Chapter 6: Discussion/Conclusion Section(s)
Chapter 6 Synopsis: Writing the Discussion/Conclusion
In this chapter, we learned how to finalize a research article. The four main goals and their strategies were discussed and exemplified along with some advice about what language you can use. To review, let’s look again at the four goals:
- Re-establish the territory
- Frame the principal findings
- Reshape the territory
- Establish additional territory
Through these goals, writers provide readers with extended analyses and interpretations of the results by evaluating their implications and situating them within the existing literature. While the two specific middle sections of a research paper focus mainly on what’s happening inside the research project, the Discussion/Conclusion section tends to expand the meaning beyond or outside of the research at hand. In other words, writers must indicate how the results add or relate to existing knowledge within the discipline, which points out the value of the work. The final section of the manuscript is also the last aspect of your work that your readers will examine, so it must convincingly finalize the scientific argument that has been unfolding through each section.
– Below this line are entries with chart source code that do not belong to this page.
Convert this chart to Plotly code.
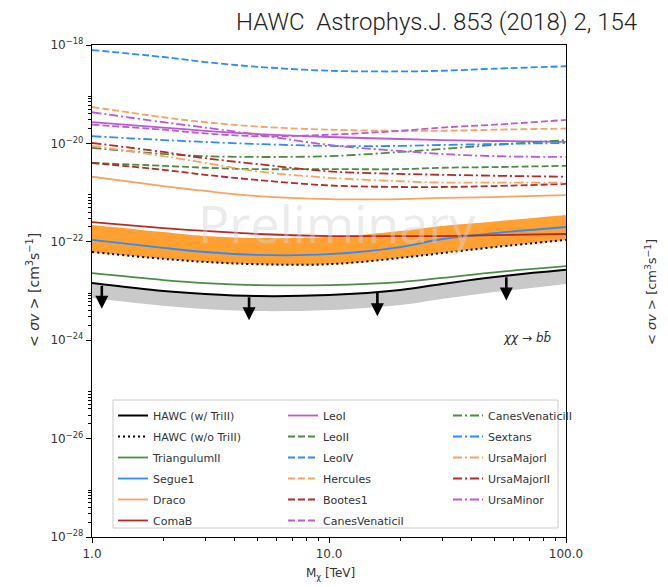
import numpy as np
import plotly.graph_objects as go

# ---------------- data ----------------
mass = [1, 2, 3, 5, 10, 20, 30, 50, 100]  # TeV

hawc_with_trill = [1.45e-23, 1.0e-23, 8.7e-24, 7.9e-24, 8.3e-24, 1.05e-23, 1.39e-23, 1.93e-23, 2.7e-23]
hawc_with_trill_low = [7.2e-24, 5.0e-24, 4.3e-24, 3.9e-24, 4.1e-24, 5.2e-24, 6.9e-24, 9.5e-24, 1.39e-23]
hawc_without_trill = [6.2e-23, 4.5e-23, 3.9e-23, 3.5e-23, 3.5e-23, 4.7e-23, 5.9e-23, 7.8e-23, 1.09e-22]
hawc_without_trill_high = [2.2e-22, 1.58e-22, 1.31e-22, 1.19e-22, 1.25e-22, 1.66e-22, 2.1e-22, 2.6e-22, 3.5e-22]
triangulum_ii = [2.3e-23, 1.67e-23, 1.45e-23, 1.32e-23, 1.32e-23, 1.52e-23, 1.84e-23, 2.4e-23, 3.2e-23]
segue_1 = [1.09e-22, 7.5e-23, 6.2e-23, 5.4e-23, 5.6e-23, 7.8e-23, 1.14e-22, 1.5e-22, 2.0e-22]
draco = [2.1e-21, 1.36e-21, 1.08e-21, 8.5e-22, 7.4e-22, 7.4e-22, 7.8e-22, 8.1e-22, 8.9e-22]
coma_b = [2.5e-22, 1.9e-22, 1.66e-22, 1.44e-22, 1.31e-22, 1.31e-22, 1.31e-22, 1.37e-22, 1.44e-22]
leo_i = [2.7e-20, 2.1e-20, 1.8e-20, 1.55e-20, 1.35e-20, 1.23e-20, 1.17e-20, 1.12e-20, 1.07e-20]
leo_ii = [4.0e-21, 3.5e-21, 3.2e-21, 3.0e-21, 3.0e-21, 3.0e-21, 3.2e-21, 3.3e-21, 3.5e-21]
leo_iv = [7.9e-19, 5.7e-19, 4.5e-19, 3.6e-19, 3.0e-19, 2.9e-19, 3.0e-19, 3.3e-19, 3.7e-19]
hercules = [5.5e-20, 3.4e-20, 2.7e-20, 2.2e-20, 1.9e-20, 1.8e-20, 1.8e-20, 1.9e-20, 2.0e-20]
bootes_1 = [4.0e-21, 2.9e-21, 2.3e-21, 1.8e-21, 1.4e-21, 1.3e-21, 1.3e-21, 1.36e-21, 1.5e-21]
canes_venatici_i = [2.4e-20, 1.9e-20, 1.6e-20, 1.4e-20, 1.5e-20, 1.8e-20, 2.1e-20, 2.4e-20, 3.0e-20]
canes_venatici_ii = [8.1e-21, 6.1e-21, 5.5e-21, 5.3e-21, 5.5e-21, 6.7e-21, 7.7e-21, 9.3e-21, 1.17e-20]
sextans = [1.4e-20, 1.17e-20, 1.07e-20, 9.7e-21, 8.9e-21, 8.9e-21, 9.3e-21, 9.7e-21, 1.02e-20]
ursa_major_i = [8.9e-21, 5.5e-21, 4.0e-21, 2.7e-21, 2.0e-21, 1.7e-21, 1.6e-21, 1.6e-21, 1.6e-21]
ursa_major_ii = [1.02e-20, 6.7e-21, 5.0e-21, 3.8e-21, 2.7e-21, 2.4e-21, 2.3e-21, 2.2e-21, 2.1e-21]
ursa_minor = [4.3e-20, 2.7e-20, 2.1e-20, 1.5e-20, 9.3e-21, 7.0e-21, 6.1e-21, 5.5e-21, 5.3e-21]

arrow_mass = [1.1, 4.6, 16, 56]

x_tick_vals = [1, 10, 100]
x_tick_text = ["1.0", "10.0", "100.0"]
y_tick_exponents = [-18, -20, -22, -24, -26, -28]

# ---------------- styles ----------------
BLACK = "#000000"
GREEN = "#4f8a47"
BLUE = "#2a8cff"
ORANGE = "#f5a463"
RED = "#b52a26"
VIOLET = "#bb5ad6"

DASH = "7px,3px"
DASHDOT = "9px,3px,2px,3px"
DOT = "2px,3px"

FONT = "DejaVu Sans, Liberation Sans, sans-serif"

fig = go.Figure()

# gray uncertainty band below HAWC (w/ TriII)
fig.add_trace(go.Scatter(x=mass, y=hawc_with_trill, mode="lines", line=dict(width=0, shape="spline"),
                         showlegend=False, hoverinfo="skip"))
fig.add_trace(go.Scatter(x=mass, y=hawc_with_trill_low, mode="lines", line=dict(width=0, shape="spline"),
                         fill="tonexty", fillcolor="#c9c9c9", showlegend=False, hoverinfo="skip"))
# orange band above HAWC (w/o TriII)
fig.add_trace(go.Scatter(x=mass, y=hawc_without_trill_high, mode="lines", line=dict(width=0, shape="spline"),
                         showlegend=False, hoverinfo="skip"))
fig.add_trace(go.Scatter(x=mass, y=hawc_without_trill, mode="lines", line=dict(width=0, shape="spline"),
                         fill="tonexty", fillcolor="#ffa030", showlegend=False, hoverinfo="skip"))

# (name, data, color, dash, legend, rank)
series = [
    ("TriangulumII", triangulum_ii, GREEN, "solid", "legend", 3),
    ("Segue1", segue_1, BLUE, "solid", "legend", 4),
    ("Draco", draco, ORANGE, "solid", "legend", 5),
    ("ComaB", coma_b, RED, "solid", "legend", 6),
    ("LeoI", leo_i, VIOLET, "solid", "legend2", 1),
    ("LeoII", leo_ii, GREEN, DASH, "legend2", 2),
    ("LeoIV", leo_iv, BLUE, DASH, "legend2", 3),
    ("Hercules", hercules, ORANGE, DASH, "legend2", 4),
    ("Bootes1", bootes_1, RED, DASH, "legend2", 5),
    ("CanesVenaticiI", canes_venatici_i, VIOLET, DASH, "legend2", 6),
    ("CanesVenaticiII", canes_venatici_ii, GREEN, DASHDOT, "legend3", 1),
    ("Sextans", sextans, BLUE, DASHDOT, "legend3", 2),
    ("UrsaMajorI", ursa_major_i, ORANGE, DASHDOT, "legend3", 3),
    ("UrsaMajorII", ursa_major_ii, RED, DASHDOT, "legend3", 4),
    ("UrsaMinor", ursa_minor, VIOLET, DASHDOT, "legend3", 5),
]

for name, vals, col, dash, leg, rank in series:
    fig.add_trace(go.Scatter(x=mass, y=vals, mode="lines", name=name,
                             line=dict(color=col, width=1.8, dash=dash, shape="spline"),
                             legend=leg, legendgroup=name, legendrank=rank))

fig.add_trace(go.Scatter(x=mass, y=hawc_without_trill, mode="lines", name="HAWC (w/o TriII)",
                         line=dict(color=BLACK, width=2, dash=DOT, shape="spline"),
                         legend="legend", legendgroup="hawc2", legendrank=2))
fig.add_trace(go.Scatter(x=mass, y=hawc_with_trill, mode="lines", name="HAWC (w/ TriII)",
                         line=dict(color=BLACK, width=2, shape="spline"),
                         legend="legend", legendgroup="hawc1", legendrank=1))

# arrows (upper limits) starting on the HAWC (w/ TriII) curve
lm = np.log10(mass)
lh = np.log10(hawc_with_trill)
annotations = []
for m in arrow_mass:
    lx = np.log10(m)
    start = float(np.interp(lx, lm, lh))
    annotations.append(dict(x=lx, y=start - 0.5, ax=lx, ay=start, xref="x", yref="y",
                            axref="x", ayref="y", text="", showarrow=True, arrowhead=2,
                            arrowsize=1.0, arrowwidth=2.6, arrowcolor=BLACK, standoff=0,
                            startstandoff=0))

# layout geometry helpers (pixel -> paper)
L, R, T, B = 92, 102, 45, 50
W, H = 668, 587
PW, PH = W - L - R, H - T - B


def px(x):
    return (x - L) / PW


def py(y):
    return (H - B - y) / PH


annotations += [
    dict(text="HAWC\u00a0 Astrophys.J. 853 (2018) 2, 154", x=px(436), y=py(22), xref="paper", yref="paper",
         showarrow=False, xanchor="center", yanchor="middle",
         font=dict(family="Roboto, Liberation Sans, sans-serif", size=24, weight=300, color="#222222")),
    dict(text="Preliminary", x=px(337), y=py(222), xref="paper", yref="paper", showarrow=False,
         xanchor="center", yanchor="middle", opacity=0.45,
         font=dict(family="Open Sans, DejaVu Sans, sans-serif", size=52, color="#d4d4d4")),
    dict(text="<i>χχ</i> → <i>b</i><i>b\u0304</i>", x=px(527), y=py(338), xref="paper", yref="paper",
         showarrow=False, xanchor="center", yanchor="middle",
         font=dict(family=FONT, size=12, color="#333333")),
    dict(text="< <i>σv</i> > [cm<sup>3</sup>s<sup>−1</sup>]", x=px(33), y=py(290), xref="paper", yref="paper",
         showarrow=False, textangle=-90, xanchor="center", yanchor="middle",
         font=dict(family=FONT, size=14, color="#333333")),
    dict(text="< <i>σv</i> > [cm<sup>3</sup>s<sup>−1</sup>]", x=px(651), y=py(292), xref="paper", yref="paper",
         showarrow=False, textangle=-90, xanchor="center", yanchor="middle",
         font=dict(family=FONT, size=13, color="#333333")),
    dict(text="M<sub>χ</sub> [TeV]", x=px(330), y=py(574), xref="paper", yref="paper",
         showarrow=False, xanchor="center", yanchor="middle",
         font=dict(family=FONT, size=12, color="#333333")),
]

# legend frame
shapes = [dict(type="rect", xref="paper", yref="paper", x0=px(113), x1=px(558), y0=py(528), y1=py(400),
               line=dict(color="#cccccc", width=1), fillcolor="rgba(255,255,255,0.8)", layer="below")]

leg_common = dict(yanchor="top", xanchor="left", bgcolor="rgba(0,0,0,0)", borderwidth=0,
                  font=dict(family=FONT, size=11, color="#333333"), traceorder="grouped",
                  tracegroupgap=2, itemwidth=30)

y_minor = [k * 10.0 ** e for e in range(-28, -18, 2) for k in range(2, 10)]
x_minor = [k * 10.0 ** e for e in range(0, 2) for k in range(2, 10)]

fig.update_layout(
    width=W, height=H,
    margin=dict(l=L, r=R, t=T, b=B, pad=0),
    paper_bgcolor="white", plot_bgcolor="white",
    annotations=annotations, shapes=shapes,
    legend=dict(x=px(113), y=py(401), **leg_common),
    legend2=dict(x=px(283), y=py(401), **leg_common),
    legend3=dict(x=px(448), y=py(401), **leg_common),
    xaxis=dict(type="log", range=[0, 2], tickvals=x_tick_vals, ticktext=x_tick_text,
               ticks="outside", ticklen=5, tickwidth=1.2, tickcolor="black",
               showline=True, linecolor="black", linewidth=1.4, mirror=True, showgrid=False,
               zeroline=False, tickfont=dict(family=FONT, size=12, color="#333333"),
               minor=dict(tickvals=x_minor, ticks="outside", ticklen=3, tickwidth=1, tickcolor="black",
                          showgrid=False)),
    yaxis=dict(type="log", range=[-28, -18],
               tickvals=[10.0 ** e for e in y_tick_exponents],
               ticktext=[f"10<sup>−{abs(e)}</sup>" for e in y_tick_exponents],
               ticks="outside", ticklen=5, tickwidth=1.2, tickcolor="black",
               showline=True, linecolor="black", linewidth=1.4, mirror=True, showgrid=False,
               zeroline=False, tickfont=dict(family=FONT, size=12, color="#333333"),
               minor=dict(tickvals=y_minor, ticks="outside", ticklen=3, tickwidth=1, tickcolor="black",
                          showgrid=False)),
)

fig.write_html("out.html")
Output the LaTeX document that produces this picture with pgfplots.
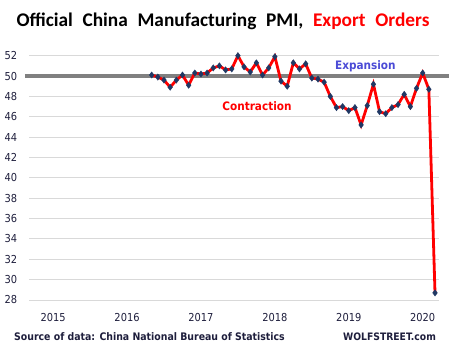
\documentclass[border=0pt]{standalone}
\usepackage{fontspec}
\setmainfont{DejaVu Sans}
\newfontfamily\titlefont{Carlito}
\newfontfamily\tahfont{DejaVu Sans}[FakeStretch=0.9]
\usepackage{pgfplots}
\pgfplotsset{compat=1.18}
\definecolor{navy}{HTML}{1F3864}
\definecolor{expblue}{HTML}{4B4BD6}
\definecolor{gridgray}{HTML}{D9D9D9}
\definecolor{refgray}{HTML}{808080}
\definecolor{ink}{HTML}{1E1E3C}
\begin{document}
\begin{tikzpicture}[x=1bp,y=1bp]
\path[use as bounding box] (0,0) rectangle (449,350);
\begin{axis}[
  at={(29.3bp,50bp)}, anchor=south west,
  scale only axis, width=409.7bp, height=249.4bp,
  xmin=-4.87, xmax=61.65, ymin=28, ymax=52.5,
  axis line style={draw=none},
  major tick length=0pt,
  ymajorgrids, grid style={gridgray, line width=1bp},
  ytick={28,30,...,52},
  xtick={-1,11,23,35,47,59},
  xticklabels={2015,2016,2017,2018,2019,2020},
  /pgf/number format/assume math mode=true,
  tick label style={font=\tahfont\fontsize{11}{13}\selectfont, text=ink, inner sep=0pt},
  yticklabel style={anchor=east, xshift=-12bp},
  xticklabel style={anchor=center, yshift=-17.3bp},
  clip=false,
]
\addplot[refgray, line width=3.5bp, forget plot] coordinates {(-5.57,50) (63.27,50)};
\addplot[red, line width=2.8bp, mark=diamond*, mark size=3.2bp,
  mark options={draw=navy, fill=navy, line width=0.3bp}] coordinates {
(15,50.1) (16,49.9) (17,49.6) (18,48.9) (19,49.6) (20,50.1) (21,49.1) (22,50.3) (23,50.2)
(24,50.3) (25,50.8) (26,51.0) (27,50.6) (28,50.7) (29,52.0) (30,50.9) (31,50.4) (32,51.3)
(33,50.1) (34,50.8) (35,51.9)
(36,49.5) (37,49.0) (38,51.3) (39,50.7) (40,51.2) (41,49.8) (42,49.7) (43,49.4) (44,48.0)
(45,46.9) (46,47.0) (47,46.6)
(48,46.9) (49,45.2) (50,47.1) (51,49.2) (52,46.5) (53,46.3) (54,46.9) (55,47.2) (56,48.2)
(57,47.0) (58,48.8) (59,50.3)
(60,48.7) (61,28.7)
};
\node[font=\tahfont\bfseries\fontsize{11.7}{14}\selectfont, text=expblue] at (axis cs:49.7,50.98) {Expansion};
\node[font=\tahfont\bfseries\fontsize{11.7}{14}\selectfont, text=red] at (axis cs:32.1,47.05) {Contraction};
\end{axis}
\node[inner sep=0pt] at (223,328.5) {\titlefont\bfseries\fontsize{19.4}{22}\selectfont Official\hspace{0.5em}China\hspace{0.5em}Manufacturing\hspace{0.5em}PMI,\hspace{0.5em}{\color{red}Export\hspace{0.5em}Orders}};
\node[inner sep=0pt, anchor=west, text=ink] at (14,13) {\tahfont\bfseries\fontsize{10.45}{12}\selectfont Source of data: China National Bureau of Statistics};
\node[inner sep=0pt, text=ink] at (389.5,13) {\tahfont\bfseries\fontsize{10.3}{12}\selectfont WOLFSTREET.com};
\end{tikzpicture}
\end{document}
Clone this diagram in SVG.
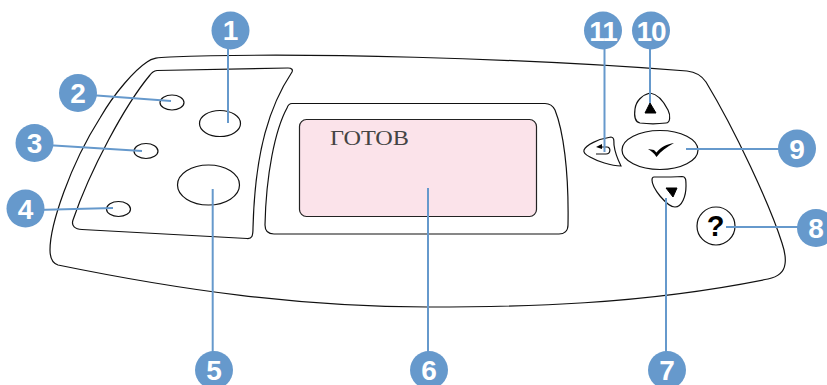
<svg xmlns="http://www.w3.org/2000/svg" width="827" height="385" viewBox="0 0 827 385">
<style>
.o{fill:none;stroke:#111;stroke-width:1.2}
.l{fill:none;stroke:#6699cc;stroke-width:2}
.b{fill:#6699cc}
.n{fill:#fff;font-family:"Liberation Sans",Arial,sans-serif;font-weight:700;font-size:28px;text-anchor:middle}
</style>
<rect width="827" height="385" fill="#fff"/>
<g id="panel">
<path class="o" d="M147 62C152 58 158 57.500 170 57C300 52 520 58 687 71C696 72 702 76 706 82C735 130 770 205 782 243C785 252 786 258 785 264C784 272 778 277 768 279C640 305 520 307 428 307C300 307 180 290 58 265C52 263 50 258 50 250C50 225 70 165 100 118C115 92 135 70 147 62Z"/>
</g>
<g id="left-panel">
<path class="o" d="M157 70.500L288 68C292 68 293 70 292 72C270 105 255 150 253 228C253 236 252 239 247 238.500L82 229.500C75 229 71 226 73 220C90 170 125 105 150 75C152 72 154 71 157 70.500Z"/>
</g>
<g id="display-bezel">
<path class="o" d="M292 103.500L545 103.500C550 103.500 553 106 555 110C563 130 569 170 568 225C568 231 564 234 559 234L274 234C268 234 265 231 265 225C266 175 275 130 287 108C288 105 290 103.500 292 103.500Z"/>
</g>
<g id="display">
<rect x="299.500" y="119.500" width="237" height="97" rx="7" fill="#fbe3ea" stroke="#222" stroke-width="1.200"/>
<text x="330" y="145" font-family="'Liberation Serif','Times New Roman',serif" font-size="22" fill="#444" textLength="79" lengthAdjust="spacingAndGlyphs">ГОТОВ</text>
</g>
<g id="led-2"><ellipse class="o" cx="172" cy="102.500" rx="12" ry="7.500"/></g>
<g id="led-3"><ellipse class="o" cx="146" cy="151" rx="12" ry="7.500"/></g>
<g id="led-4"><ellipse class="o" cx="118.500" cy="209" rx="12" ry="7.500"/></g>
<g id="button-1"><ellipse class="o" cx="220" cy="123.500" rx="20.500" ry="13"/></g>
<g id="button-5"><ellipse class="o" cx="208.500" cy="185" rx="31" ry="20"/></g>
<g id="button-up">
<path class="o" d="M650 93C657 94 663 100 668 110C671 116 670 123 666 123C658 124 648 124 640 123C635 122 634 116 635 109C636 101 642 95 650 93Z"/>
<path d="M650 103L645 113L656 113Z" fill="#000" stroke="#000" stroke-width="1"/>
</g>
<g id="button-back">
<path class="o" d="M584 150C586 145 598 139 611 137C614 137 614 140 614 145C615 153 618 160 621 166C611 166 597 161 590 157C586 155 583 153 584 150Z"/>
<path class="o" d="M596 154L606 154C611 154 611 147 607 147L600 147"/>
<path d="M596 147L602 144L602 149Z" fill="#000"/>
</g>
<g id="button-ok">
<ellipse class="o" cx="660" cy="150" rx="38" ry="19.500"/>
<path d="M648 149L654 150L656.500 152.500C661 147 667 144 674 143C667 147 661 151 656.500 157C654 153 651 151 648 149Z" fill="#000"/>
</g>
<g id="button-down">
<path class="o" d="M654 177C664 177 674 177 682 176.500C686 176.500 686 180 686 186C686 196 682 207 675 207C670 207 665 202 660 196C656 191 652 185 652 180C652 178 653 177 654 177Z"/>
<path d="M666 188L677 188L673 197Z" fill="#000" stroke="#000" stroke-width="1"/>
</g>
<g id="button-help">
<circle class="o" cx="716" cy="226" r="19"/>
<text x="715.500" y="236" font-family="'Liberation Sans',Arial,sans-serif" font-weight="700" font-size="29" text-anchor="middle" fill="#000">?</text>
</g>
<g id="connectors">
<path class="l" d="M228 40V123"/>
<path class="l" d="M90 95L171 101"/>
<path class="l" d="M46 145L142 151"/>
<path class="l" d="M36 210L113 208"/>
<path class="l" d="M212.700 189V360"/>
<path class="l" d="M428 188V360"/>
<path class="l" d="M666 198V360"/>
<path class="l" d="M726 227H805"/>
<path class="l" d="M686 149H785"/>
<path class="l" d="M650 40V103"/>
<path class="l" d="M604.500 40V152"/>
</g>
<g id="callout-1"><circle class="b" cx="230.500" cy="30.500" r="19"/><text class="n" x="230.500" y="40">1</text></g>
<g id="callout-2"><circle class="b" cx="78" cy="93" r="19"/><text class="n" x="78" y="103">2</text></g>
<g id="callout-3"><circle class="b" cx="34.500" cy="143" r="19"/><text class="n" x="34.500" y="153">3</text></g>
<g id="callout-4"><circle class="b" cx="25.500" cy="208.500" r="19"/><text class="n" x="25.500" y="218.500">4</text></g>
<g id="callout-5"><circle class="b" cx="214" cy="370" r="19"/><text class="n" x="214" y="380">5</text></g>
<g id="callout-6"><circle class="b" cx="429" cy="370" r="19"/><text class="n" x="429" y="380">6</text></g>
<g id="callout-7"><circle class="b" cx="667" cy="370" r="19"/><text class="n" x="667" y="380">7</text></g>
<g id="callout-8"><circle class="b" cx="816" cy="228" r="19"/><text class="n" x="816" y="238">8</text></g>
<g id="callout-9"><circle class="b" cx="797" cy="148.500" r="19"/><text class="n" x="797" y="158.500">9</text></g>
<g id="callout-10"><circle class="b" cx="651" cy="30.500" r="19"/><text class="n" x="651" y="40.500" letter-spacing="-1">10</text></g>
<g id="callout-11"><circle class="b" cx="603" cy="30.500" r="19"/><text class="n" x="603" y="40.500" letter-spacing="-1">11</text></g>
</svg>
According to the Phrasebank website, Discussions/Conclusions usually carry the following functions:
- To review and compile ideas and arguments, which may include a kind of retrospective view of the main areas covered in the writing;
- To evaluate the research overall, which could also involve recommending improvements and considering coming trends.
Key Takeaways
Explore + Apply
Before you begin applying what you’ve learned in this chapter to your Discussion/Conclusion section, explore published writing in your discipline or in a target journal that you’ve identified. Look for the goals and strategies presented here to see where you might find similarities and differences that are discipline- or journal-specific. Next, try outlining your next Discussion/Conclusion section using the structuring and placement of those goals and strategies as a model.